▶ _DATASET EXCERPT_:
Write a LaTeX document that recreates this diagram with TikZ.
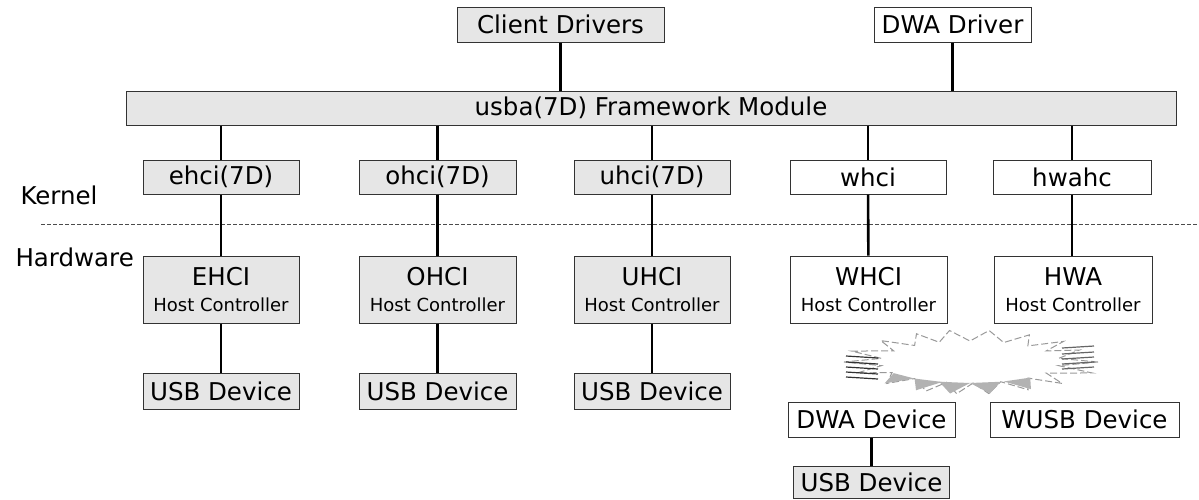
\documentclass[tikz,border=0pt]{standalone}
\usepackage{fontspec}
\setmainfont{DejaVu Sans}
\usepackage{tikz}

\definecolor{boxgray}{HTML}{E6E6E6}
\definecolor{edgegray}{HTML}{333333}
\newcommand{\lblfont}{\fontsize{24.5}{28}\selectfont}
\newcommand{\subfont}{\fontsize{18}{22}\selectfont}

\begin{document}
\begin{tikzpicture}[x=1pt,y=-1pt,
  box/.style={draw=edgegray, line width=1pt, fill=white, inner sep=0pt, minimum height=35pt, font=\lblfont},
  graybox/.style={box, fill=boxgray},
  hcbox/.style={minimum height=67pt, align=center},
  link/.style={line width=2.6pt, black}]

\useasboundingbox (0,0) rectangle (1199,499);

\draw[dashed, black!70, line width=0.8pt, dash pattern=on 4pt off 2pt] (41,224)--(1199,224);

\node[anchor=base west, font=\lblfont] (kern) at (17,204) {Kernel};
\node[anchor=base west, font=\lblfont] (hard) at (12,266) {Hardware};

\node[graybox, minimum width=207pt] (cdrv) at (560.5,24.5) {Client Drivers};
\node[box, minimum width=157pt] (dwadrv) at (952.5,24.5) {DWA Driver};

\node[graybox, minimum width=1050pt, minimum height=34pt] (usba) at (651,108) {usba(7D) Framework Module};

\node[graybox, minimum width=156pt, minimum height=34pt] (ehci) at (221,177) {ehci(7D)};
\node[graybox, minimum width=157pt, minimum height=34pt] (ohci) at (437.5,177) {ohci(7D)};
\node[graybox, minimum width=156pt, minimum height=34pt] (uhci) at (652,177) {uhci(7D)};
\node[box, minimum width=156pt, minimum height=34pt] (whci) at (868,177) {whci};
\node[box, minimum width=158pt, minimum height=34pt] (hwahc) at (1072,177) {hwahc};

\node[graybox, hcbox, minimum width=156pt] (ehcihost) at (221,289.5) {EHCI\\[-2pt]{\subfont Host Controller}};
\node[graybox, hcbox, minimum width=157pt] (ohcihost) at (437.5,289.5) {OHCI\\[-2pt]{\subfont Host Controller}};
\node[graybox, hcbox, minimum width=156pt] (uhcihost) at (652,289.5) {UHCI\\[-2pt]{\subfont Host Controller}};
\node[box, hcbox, minimum width=157pt] (whcihost) at (868.5,289.5) {WHCI\\[-2pt]{\subfont Host Controller}};
\node[box, hcbox, minimum width=158pt] (hwahost) at (1073,289.5) {HWA\\[-2pt]{\subfont Host Controller}};

\node[graybox, minimum width=156pt, minimum height=36pt] (ehcidev) at (221,391) {USB Device};
\node[graybox, minimum width=157pt, minimum height=36pt] (ohcidev) at (437.5,391) {USB Device};
\node[graybox, minimum width=156pt, minimum height=36pt] (uhcidev) at (652,391) {USB Device};

\node[box, minimum width=167pt] (dwadev) at (871.5,419.5) {DWA Device};
\node[box, minimum width=189pt] (wusbdev) at (1084.5,419.5) {WUSB Device};
\node[graybox, minimum width=156pt, minimum height=32pt] (dwausb) at (871.5,482) {USB Device};

\draw[link] (cdrv.south) -- (cdrv.south |- usba.north);
\draw[link] (dwadrv.south) -- (dwadrv.south |- usba.north);

\foreach \n in {ehci,ohci,uhci,whci,hwahc}{
	\draw[link] (\n.north |- usba.south) -- (\n.north);
}

\draw[link] (ehci) -- (ehcihost);
\draw[link] (ohci) -- (ohcihost);
\draw[link] (uhci) -- (uhcihost);
\draw[link] (whci) -- (whcihost);
\draw[link] (hwahc.south) -- (hwahc.south |- hwahost.north);

\draw[link] (ehcihost) -- (ehcidev);
\draw[link] (ohcihost) -- (ohcidev);
\draw[link] (uhcihost) -- (uhcidev);
\draw[link] (dwadev) -- (dwausb);

% wireless burst
\begin{scope}[shift={(970,362)}]
\draw[gray!80, line width=1pt, dash pattern=on 7pt off 3pt] (0:128pt and 30pt)
	\foreach \a/\r in {0/128,22/118,40/122,58/112,80/110,100/118,118/114,138/120,160/126,
		180/126,200/120,222/112,245/104,262/96,280/108,300/116,318/124,340/130}{
		-- (\a:\r pt and 32pt) -- (\a+10:90pt and 21pt) } -- cycle;
\foreach \a in {-58,-80,-100,-118,-138}{
	\fill[gray!60] (\a:115pt and 32pt) -- (\a-10:90pt and 21pt) -- (\a+10:90pt and 21pt) -- cycle;
}
\foreach \dy in {-6,0,5,10,15}{
	\draw[black!80, line width=1.2pt] (-124,\dy) -- (-92,\dy+2);
	\draw[black!60, line width=1.2pt] (92,\dy-8) -- (124,\dy-10);
}
\end{scope}

\end{tikzpicture}
\end{document}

▶ _WHAT IS REQUIRED_:
Restate the whole listing above exactly, except for its images.

▶ _TASK RESULT_:
Write a LaTeX document that recreates this diagram with TikZ.
\documentclass[tikz,border=0pt]{standalone}
\usepackage{fontspec}
\setmainfont{DejaVu Sans}
\usepackage{tikz}

\definecolor{boxgray}{HTML}{E6E6E6}
\definecolor{edgegray}{HTML}{333333}
\newcommand{\lblfont}{\fontsize{24.5}{28}\selectfont}
\newcommand{\subfont}{\fontsize{18}{22}\selectfont}

\begin{document}
\begin{tikzpicture}[x=1pt,y=-1pt,
  box/.style={draw=edgegray, line width=1pt, fill=white, inner sep=0pt, minimum height=35pt, font=\lblfont},
  graybox/.style={box, fill=boxgray},
  hcbox/.style={minimum height=67pt, align=center},
  link/.style={line width=2.6pt, black}]

\useasboundingbox (0,0) rectangle (1199,499);

\draw[dashed, black!70, line width=0.8pt, dash pattern=on 4pt off 2pt] (41,224)--(1199,224);

\node[anchor=base west, font=\lblfont] (kern) at (17,204) {Kernel};
\node[anchor=base west, font=\lblfont] (hard) at (12,266) {Hardware};

\node[graybox, minimum width=207pt] (cdrv) at (560.5,24.5) {Client Drivers};
\node[box, minimum width=157pt] (dwadrv) at (952.5,24.5) {DWA Driver};

\node[graybox, minimum width=1050pt, minimum height=34pt] (usba) at (651,108) {usba(7D) Framework Module};

\node[graybox, minimum width=156pt, minimum height=34pt] (ehci) at (221,177) {ehci(7D)};
\node[graybox, minimum width=157pt, minimum height=34pt] (ohci) at (437.5,177) {ohci(7D)};
\node[graybox, minimum width=156pt, minimum height=34pt] (uhci) at (652,177) {uhci(7D)};
\node[box, minimum width=156pt, minimum height=34pt] (whci) at (868,177) {whci};
\node[box, minimum width=158pt, minimum height=34pt] (hwahc) at (1072,177) {hwahc};

\node[graybox, hcbox, minimum width=156pt] (ehcihost) at (221,289.5) {EHCI\\[-2pt]{\subfont Host Controller}};
\node[graybox, hcbox, minimum width=157pt] (ohcihost) at (437.5,289.5) {OHCI\\[-2pt]{\subfont Host Controller}};
\node[graybox, hcbox, minimum width=156pt] (uhcihost) at (652,289.5) {UHCI\\[-2pt]{\subfont Host Controller}};
\node[box, hcbox, minimum width=157pt] (whcihost) at (868.5,289.5) {WHCI\\[-2pt]{\subfont Host Controller}};
\node[box, hcbox, minimum width=158pt] (hwahost) at (1073,289.5) {HWA\\[-2pt]{\subfont Host Controller}};

\node[graybox, minimum width=156pt, minimum height=36pt] (ehcidev) at (221,391) {USB Device};
\node[graybox, minimum width=157pt, minimum height=36pt] (ohcidev) at (437.5,391) {USB Device};
\node[graybox, minimum width=156pt, minimum height=36pt] (uhcidev) at (652,391) {USB Device};

\node[box, minimum width=167pt] (dwadev) at (871.5,419.5) {DWA Device};
\node[box, minimum width=189pt] (wusbdev) at (1084.5,419.5) {WUSB Device};
\node[graybox, minimum width=156pt, minimum height=32pt] (dwausb) at (871.5,482) {USB Device};

\draw[link] (cdrv.south) -- (cdrv.south |- usba.north);
\draw[link] (dwadrv.south) -- (dwadrv.south |- usba.north);

\foreach \n in {ehci,ohci,uhci,whci,hwahc}{
	\draw[link] (\n.north |- usba.south) -- (\n.north);
}

\draw[link] (ehci) -- (ehcihost);
\draw[link] (ohci) -- (ohcihost);
\draw[link] (uhci) -- (uhcihost);
\draw[link] (whci) -- (whcihost);
\draw[link] (hwahc.south) -- (hwahc.south |- hwahost.north);

\draw[link] (ehcihost) -- (ehcidev);
\draw[link] (ohcihost) -- (ohcidev);
\draw[link] (uhcihost) -- (uhcidev);
\draw[link] (dwadev) -- (dwausb);

% wireless burst
\begin{scope}[shift={(970,362)}]
\draw[gray!80, line width=1pt, dash pattern=on 7pt off 3pt] (0:128pt and 30pt)
	\foreach \a/\r in {0/128,22/118,40/122,58/112,80/110,100/118,118/114,138/120,160/126,
		180/126,200/120,222/112,245/104,262/96,280/108,300/116,318/124,340/130}{
		-- (\a:\r pt and 32pt) -- (\a+10:90pt and 21pt) } -- cycle;
\foreach \a in {-58,-80,-100,-118,-138}{
	\fill[gray!60] (\a:115pt and 32pt) -- (\a-10:90pt and 21pt) -- (\a+10:90pt and 21pt) -- cycle;
}
\foreach \dy in {-6,0,5,10,15}{
	\draw[black!80, line width=1.2pt] (-124,\dy) -- (-92,\dy+2);
	\draw[black!60, line width=1.2pt] (92,\dy-8) -- (124,\dy-10);
}
\end{scope}

\end{tikzpicture}
\end{document}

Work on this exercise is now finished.